Eight vehicles in Kilmarnock, Scotland, run on 100 per cent biodiesel manufactured from the cooking oil and other food industry by-products from sustainable sources.

The single-deck Bio-buses run under the slogan: "Do your part, be Bio smart!" In the past six months, the cleaner fuel project has cut CO2 emissions from the buses by 80 per cent, saving 550 tonnes of carbon.

Stagecoach issued 5,000 free containers to householders on the route from Stewarton to Darvel via Kilmarnock, to allow them to recycle their used cooking oil in return for discounted bus travel. In six months, more than 21 tonnes of oil has been taken to East Ayrshire Council's recycling plant, doubling the volume normally recycled at the facility.

Local schools and other groups have taken a keen interest in the Bio-bus project. Sam Greer Managing Director of Stagecoach West Scotland, said: "The Bio-Bus project has captured the imagination of local people, and the community has really got behind the scheme.

"More than 600,000 passengers have used the Bio-bus service, helping to cut their own carbon footprint, and we are a long way toward reaching our goal of running a 100 per cent carbon-neutral service. We are delighted to extend the project for a further six months as we monitor the potential to roll the 100 per cent biofuel out to other parts of our UK operations."

Argent Energy, which operates the UK's first large-scale biodiesel plant at Motherwell, is providing bulk fuel storage at Stagecoach's Kilmarnock depot for the duration of trial and is supplying all the biodiesel.

The buses involved in the trial have MAN engines and Alexander Dennis bodies. They have been fitted with bespoke dual-fuel tanks having the capacity for 184 litres of biodiesel and 40 litres of mineral diesel.

From first start up in the morning, the buses will run on mineral diesel until the normal engine operating temperature is achieved, a process that takes no more than 10 minutes. The system then automatically switches over to biodiesel, which powers the vehicles all day.
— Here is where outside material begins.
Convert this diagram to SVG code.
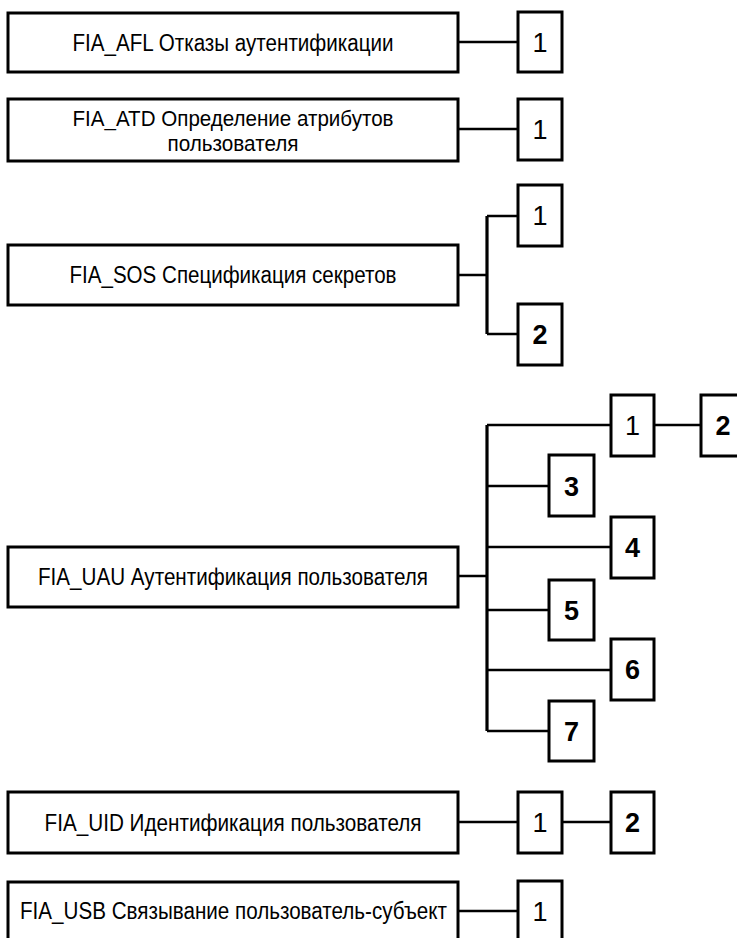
<svg xmlns="http://www.w3.org/2000/svg" width="737" height="938" viewBox="0 0 737 938">
<style>
.box{fill:#fff;stroke:#000;stroke-width:3}
.num{fill:#fff;stroke:#000;stroke-width:3}
.lbl{font-family:"Liberation Sans",Arial,sans-serif;font-size:23px;fill:#000;text-anchor:middle}
.sm{font-size:22px}
.d{font-family:"Liberation Sans",Arial,sans-serif;font-size:27px;fill:#000;text-anchor:middle}
.b{font-weight:bold}
.c{fill:none;stroke:#000;stroke-width:2.5}
.bus{fill:none;stroke:#000;stroke-width:3.2}
</style>
<rect width="737" height="938" fill="#fff"/>
<g id="connectors">
<path class="c" d="M458 42H518"/>
<path class="c" d="M458 129H518"/>
<path class="c" d="M458 275H487M518 216H487M518 334H487"/>
<path class="bus" d="M487 216V334"/>
<path class="c" d="M458 576H487M611 425H487M549 486H487M611 547H487M549 610H487M611 670H487M549 731H487M654 425H701"/>
<path class="bus" d="M487 425V731"/>
<path class="c" d="M458 822H518M562 822H611"/>
<path class="c" d="M458 911H518"/>
</g>
<g id="fia_afl"><rect class="box" x="8" y="13" width="450" height="59"/><text class="lbl" x="233" y="51" textLength="321" lengthAdjust="spacingAndGlyphs">FIA_AFL Отказы аутентификации</text></g>
<g id="fia_afl_1"><rect class="num" x="518" y="12" width="44" height="60"/><text class="d" x="540" y="52">1</text></g>
<g id="fia_atd"><rect class="box" x="8" y="99" width="450" height="62"/><text class="lbl sm" x="233" y="126" textLength="321" lengthAdjust="spacingAndGlyphs">FIA_ATD Определение атрибутов</text><text class="lbl sm" x="233" y="151" textLength="131" lengthAdjust="spacingAndGlyphs">пользователя</text></g>
<g id="fia_atd_1"><rect class="num" x="518" y="99" width="44" height="61"/><text class="d" x="540" y="139">1</text></g>
<g id="fia_sos"><rect class="box" x="8" y="245" width="450" height="60"/><text class="lbl" x="233" y="283" textLength="327" lengthAdjust="spacingAndGlyphs">FIA_SOS Спецификация секретов</text></g>
<g id="fia_sos_1"><rect class="num" x="518" y="185" width="44" height="61"/><text class="d" x="540" y="225">1</text></g>
<g id="fia_sos_2"><rect class="num" x="518" y="304" width="44" height="61"/><text class="d b" x="540" y="344">2</text></g>
<g id="fia_uau"><rect class="box" x="8" y="547" width="450" height="60"/><text class="lbl" x="233" y="585" textLength="390" lengthAdjust="spacingAndGlyphs">FIA_UAU Аутентификация пользователя</text></g>
<g id="fia_uau_1"><rect class="num" x="611" y="395" width="43" height="61"/><text class="d" x="632.5" y="435">1</text></g>
<g id="fia_uau_2"><rect class="num" x="701" y="395" width="44" height="61"/><text class="d b" x="723" y="435">2</text></g>
<g id="fia_uau_3"><rect class="num" x="549" y="455" width="45" height="61"/><text class="d b" x="571.5" y="496">3</text></g>
<g id="fia_uau_4"><rect class="num" x="611" y="517" width="43" height="61"/><text class="d b" x="632.5" y="557">4</text></g>
<g id="fia_uau_5"><rect class="num" x="549" y="580" width="45" height="60"/><text class="d b" x="571.5" y="620">5</text></g>
<g id="fia_uau_6"><rect class="num" x="611" y="639" width="43" height="61"/><text class="d b" x="632.5" y="679">6</text></g>
<g id="fia_uau_7"><rect class="num" x="549" y="701" width="45" height="60"/><text class="d b" x="571.5" y="741">7</text></g>
<g id="fia_uid"><rect class="box" x="8" y="792" width="450" height="61"/><text class="lbl" x="233" y="831" textLength="377" lengthAdjust="spacingAndGlyphs">FIA_UID Идентификация пользователя</text></g>
<g id="fia_uid_1"><rect class="num" x="518" y="792" width="44" height="61"/><text class="d" x="540" y="832">1</text></g>
<g id="fia_uid_2"><rect class="num" x="611" y="792" width="43" height="61"/><text class="d b" x="632.5" y="832">2</text></g>
<g id="fia_usb"><rect class="box" x="8" y="882" width="450" height="70"/><text class="lbl" x="233.5" y="919" textLength="427" lengthAdjust="spacingAndGlyphs">FIA_USB Связывание пользователь-субъект</text></g>
<g id="fia_usb_1"><rect class="num" x="518" y="881" width="44" height="70"/><text class="d" x="540" y="921">1</text></g>
</svg>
Stagecoach currently uses a blend of 5 per cent biodiesel across its 7,000-vehicle UK bus fleet. This mix is widely used and needs no modifications to vehicles or supply logistics, whereas the 100 per cent biodiesel (B100) fuel needs to be kept at a constant temperature, requiring dedicated fuel storage tanks and modifications to the vehicle tanks.

In a separate announcement, Stagecoach has given details of a £71m investment in new buses and coaches for the UK during 2008-9. It has confirmed orders for nearly 500 of the planned 584 new vehicles, be built by Alexander Dennis (ADL), Optare, MAN, Plaxton, Scania and Volvo.

Of this initial batch, 220 vehicles will meet stringent Euro 5 emissions standards that come into force in September 2009. These vehicles will use selective catalytic reduction (SCR) technology to reduce nitrogen oxides in the exhaust gas. The engine is optimised for low emissions of diesel particulates and low fuel consumption. By adding a reducing agent, the nitrogen oxides produced during combustion are converted into harmless nitrogen and water vapour within a catalytic converter.